A Step‑By‑Step Guide To Opening Your First Brokerage Account
Opening a brokerage account is often the first concrete step from simply saving money to actively investing it, and the process is more straightforward than many people expect when it is broken into clear decisions and actions. Before choosing a brokerage, it can be useful to clarify your investment goals, time horizon, and comfort with risk, because these factors influence whether you lean toward a standard taxable brokerage account, an individual retirement account, or another specialized option. Many providers ask whether you plan to trade stocks, bonds, mutual funds, exchange-traded funds, or options, and indicating your primary focus helps shape the features you will use most. Comparing brokerages generally involves reviewing account minimums, the structure of trading and account fees, available investment choices, basic research tools, and the quality of customer support, all without assuming that any single provider is best for every investor. Once you select a firm, the online application typically asks for identifying information such as legal name, address, Social Security or tax identification number, employment status, and details about your investing experience to comply with regulations and determine which products you can access. You are usually asked to choose an account type, confirm whether the account is individual or joint, set preferences for features like dividend reinvestment, and review standard disclosures that explain how the brokerage executes trades, handles cash balances, and manages potential conflicts of interest.

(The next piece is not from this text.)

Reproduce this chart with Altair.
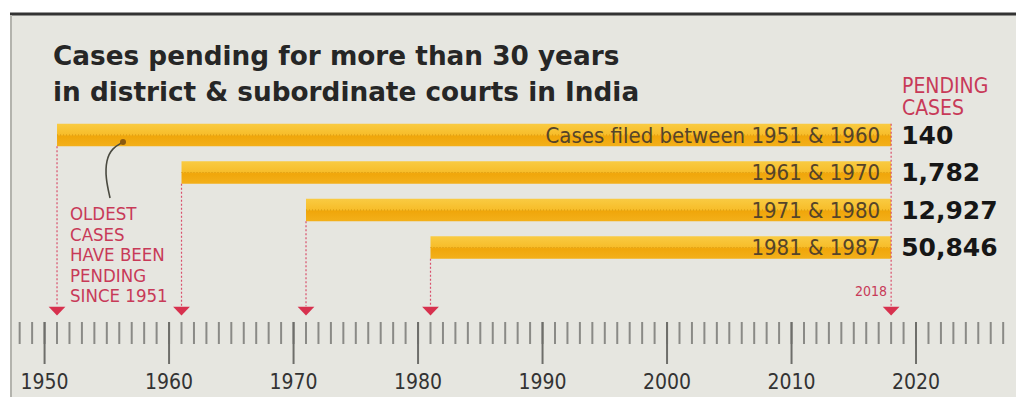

After the application is submitted and approved, the next step is to fund your brokerage account, commonly through a linked bank transfer, wire transfer, or check, and some investors choose to set up automatic deposits to maintain a consistent investing habit. With cash available, many brokerages prompt you to review a risk profile questionnaire or basic educational materials, which can help you understand the difference between long‑term investing and frequent trading, as well as the potential role of diversification across asset classes and sectors. Placing your first trade usually involves searching for a security by its ticker symbol, deciding between a market order or a limit order, and confirming the total cost, including any applicable commissions or fees, before you submit. Beyond that first transaction, investors often use watchlists, recurring investment features, and simple allocation frameworks to align their portfolios with their stated goals, revisiting these choices as circumstances change. Over time, the brokerage account becomes a hub for tracking performance, adjusting contributions, and learning how different investments behave in various market conditions, and understanding this ongoing role can make opening the account feel less like a one‑time formality and more like the start of a structured investing routine.
Key takeaways:
- Clarify your goals and risk tolerance before choosing a brokerage account type.
- Compare brokerages on fees, investment choices, tools, and support, not just brand recognition.
- Have identification and tax information ready to complete the application efficiently.
- Fund the account and learn basic order types before placing your first trade.
- Treat the brokerage account as a long‑term platform for monitoring, adjusting, and learning about your investments.